* Exercise materials:
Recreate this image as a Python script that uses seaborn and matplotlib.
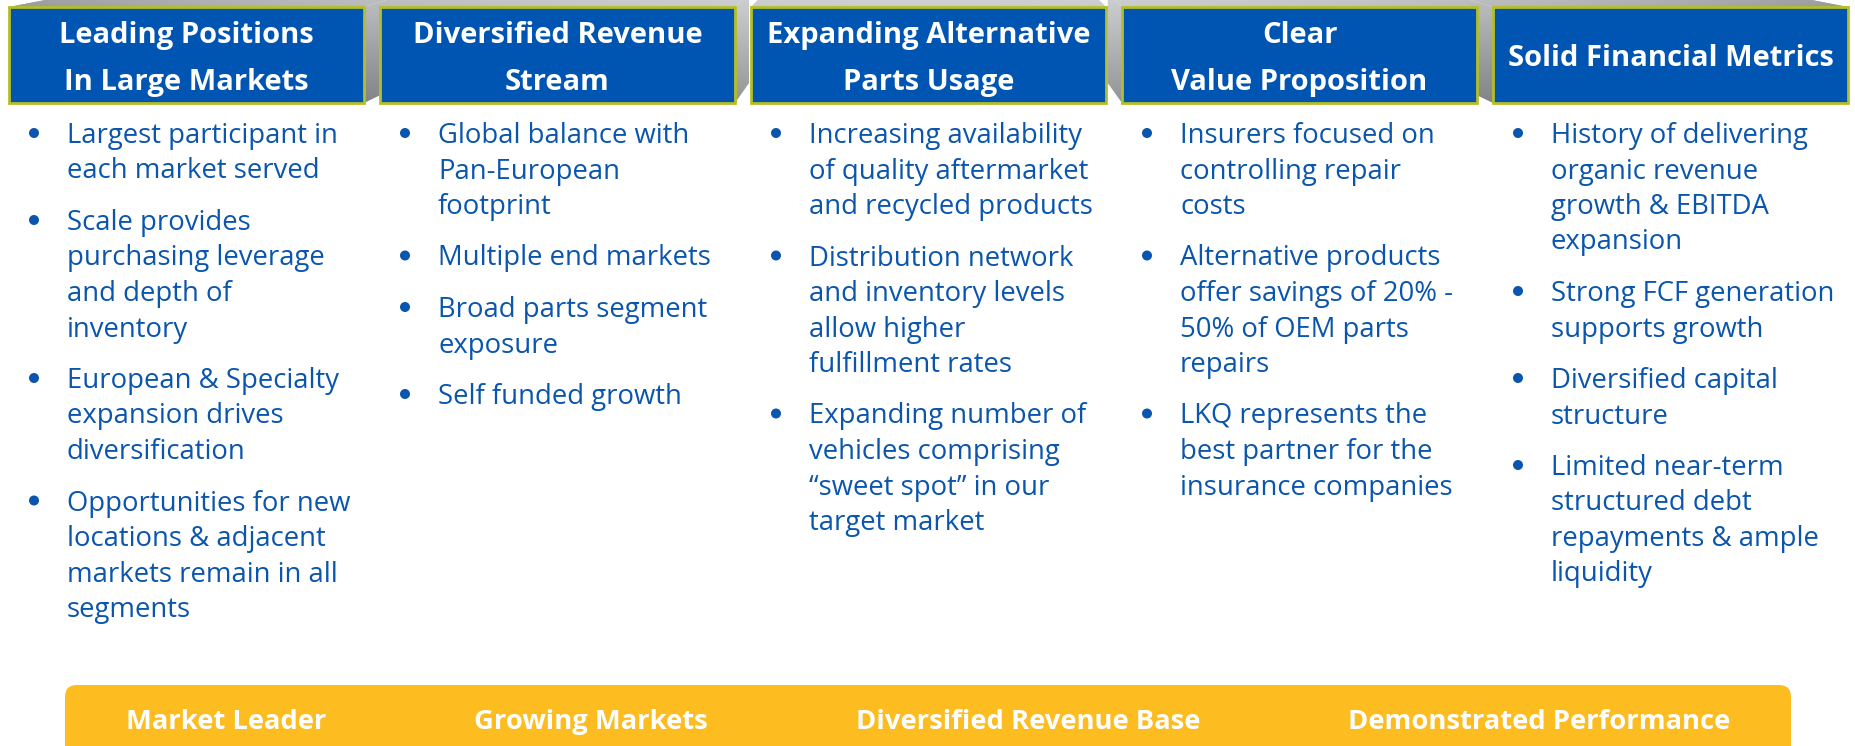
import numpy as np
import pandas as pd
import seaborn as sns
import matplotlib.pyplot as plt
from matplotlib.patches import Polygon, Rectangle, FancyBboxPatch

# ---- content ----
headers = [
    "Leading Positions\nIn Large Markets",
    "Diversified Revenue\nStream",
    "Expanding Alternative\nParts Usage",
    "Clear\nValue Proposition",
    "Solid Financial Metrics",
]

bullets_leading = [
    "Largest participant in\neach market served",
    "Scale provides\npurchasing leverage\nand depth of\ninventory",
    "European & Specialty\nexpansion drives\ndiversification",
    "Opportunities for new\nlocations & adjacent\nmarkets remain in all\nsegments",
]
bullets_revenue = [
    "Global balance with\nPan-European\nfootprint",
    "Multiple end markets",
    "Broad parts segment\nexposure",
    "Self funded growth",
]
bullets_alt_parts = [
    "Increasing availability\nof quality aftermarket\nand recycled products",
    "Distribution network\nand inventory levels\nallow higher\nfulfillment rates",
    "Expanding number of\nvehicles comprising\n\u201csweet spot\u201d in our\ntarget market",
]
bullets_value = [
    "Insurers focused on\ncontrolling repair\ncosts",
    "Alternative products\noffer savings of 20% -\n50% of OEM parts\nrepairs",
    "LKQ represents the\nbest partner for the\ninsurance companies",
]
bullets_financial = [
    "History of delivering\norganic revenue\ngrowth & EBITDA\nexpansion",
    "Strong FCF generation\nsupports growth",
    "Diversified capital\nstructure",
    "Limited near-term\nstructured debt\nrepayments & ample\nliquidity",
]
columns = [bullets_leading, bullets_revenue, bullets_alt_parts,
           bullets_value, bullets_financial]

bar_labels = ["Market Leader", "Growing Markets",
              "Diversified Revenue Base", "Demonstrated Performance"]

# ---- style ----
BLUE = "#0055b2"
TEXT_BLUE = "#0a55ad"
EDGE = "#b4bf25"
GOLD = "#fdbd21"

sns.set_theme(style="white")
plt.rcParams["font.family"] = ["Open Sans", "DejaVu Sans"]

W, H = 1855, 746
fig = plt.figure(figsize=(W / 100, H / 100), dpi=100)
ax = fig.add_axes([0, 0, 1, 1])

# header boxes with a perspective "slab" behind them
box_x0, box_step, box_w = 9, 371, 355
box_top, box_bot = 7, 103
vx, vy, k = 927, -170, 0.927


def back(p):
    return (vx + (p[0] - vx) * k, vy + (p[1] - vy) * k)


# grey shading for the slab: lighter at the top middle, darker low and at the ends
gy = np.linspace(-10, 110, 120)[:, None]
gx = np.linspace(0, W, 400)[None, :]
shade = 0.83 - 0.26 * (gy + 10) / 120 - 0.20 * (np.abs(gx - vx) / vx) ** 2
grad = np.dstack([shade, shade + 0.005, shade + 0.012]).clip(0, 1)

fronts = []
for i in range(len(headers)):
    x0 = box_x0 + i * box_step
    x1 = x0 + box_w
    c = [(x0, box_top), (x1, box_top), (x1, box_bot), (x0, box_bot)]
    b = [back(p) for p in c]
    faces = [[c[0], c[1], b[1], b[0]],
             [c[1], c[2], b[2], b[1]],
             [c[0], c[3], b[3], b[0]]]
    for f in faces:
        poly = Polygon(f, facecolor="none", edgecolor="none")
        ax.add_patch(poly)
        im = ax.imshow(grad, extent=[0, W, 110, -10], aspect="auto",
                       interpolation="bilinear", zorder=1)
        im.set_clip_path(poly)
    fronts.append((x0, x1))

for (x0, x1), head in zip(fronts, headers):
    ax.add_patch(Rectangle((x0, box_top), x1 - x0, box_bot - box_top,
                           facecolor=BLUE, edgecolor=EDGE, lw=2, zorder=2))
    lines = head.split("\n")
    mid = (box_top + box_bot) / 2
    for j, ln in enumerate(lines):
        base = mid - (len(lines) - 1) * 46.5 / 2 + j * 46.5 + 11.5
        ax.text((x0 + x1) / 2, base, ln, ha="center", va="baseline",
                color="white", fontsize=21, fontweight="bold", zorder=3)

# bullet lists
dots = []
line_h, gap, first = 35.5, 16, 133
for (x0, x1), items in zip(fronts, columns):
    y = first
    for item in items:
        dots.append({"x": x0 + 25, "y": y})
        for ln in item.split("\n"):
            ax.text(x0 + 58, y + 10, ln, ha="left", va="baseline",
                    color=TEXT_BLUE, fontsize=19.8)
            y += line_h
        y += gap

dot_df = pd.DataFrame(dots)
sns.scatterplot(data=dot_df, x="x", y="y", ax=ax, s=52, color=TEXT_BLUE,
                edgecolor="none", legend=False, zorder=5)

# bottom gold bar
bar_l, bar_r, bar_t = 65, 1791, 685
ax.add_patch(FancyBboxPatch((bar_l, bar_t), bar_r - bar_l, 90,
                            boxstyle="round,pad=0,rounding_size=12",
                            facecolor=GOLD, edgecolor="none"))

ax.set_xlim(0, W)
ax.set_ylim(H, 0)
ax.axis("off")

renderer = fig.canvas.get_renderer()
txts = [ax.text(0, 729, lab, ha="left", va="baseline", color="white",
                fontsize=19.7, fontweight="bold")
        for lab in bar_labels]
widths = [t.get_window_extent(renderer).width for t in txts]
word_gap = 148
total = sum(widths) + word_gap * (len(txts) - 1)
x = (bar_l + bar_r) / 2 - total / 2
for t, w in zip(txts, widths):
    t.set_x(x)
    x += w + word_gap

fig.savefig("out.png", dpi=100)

==

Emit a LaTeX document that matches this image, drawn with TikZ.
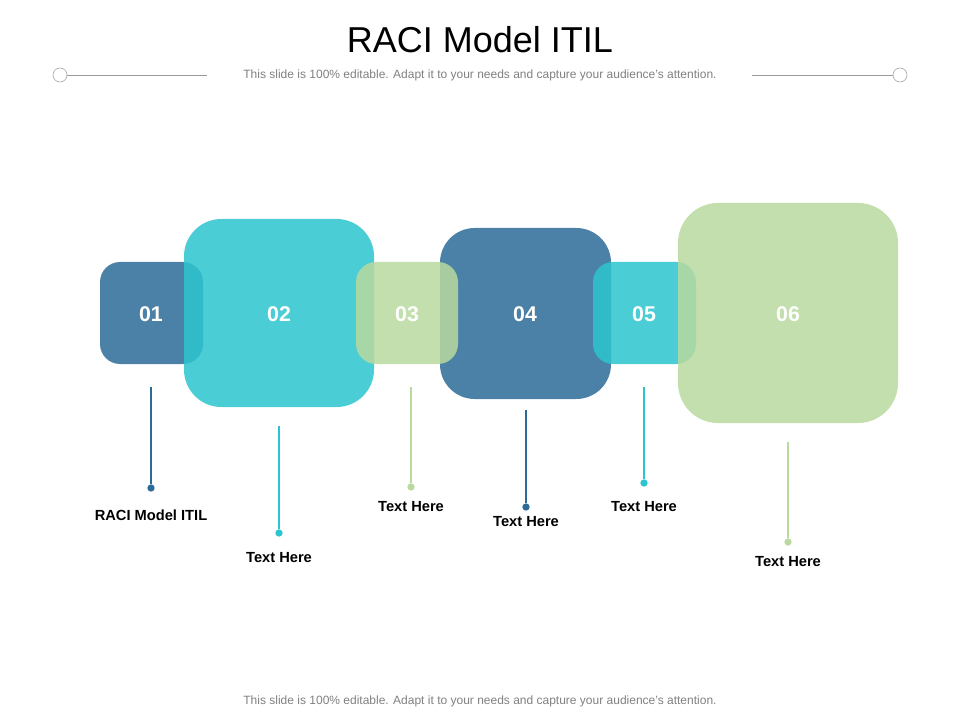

* Requirement: Give back exactly the lines from the one containing "Recreate this image" to the one containing "from matplotlib.patches import", both included, and no pictures.

* Response below:
Recreate this image as a Python script that uses seaborn and matplotlib.
import numpy as np
import pandas as pd
import seaborn as sns
import matplotlib.pyplot as plt
from matplotlib.patches import Polygon, Rectangle, FancyBboxPatch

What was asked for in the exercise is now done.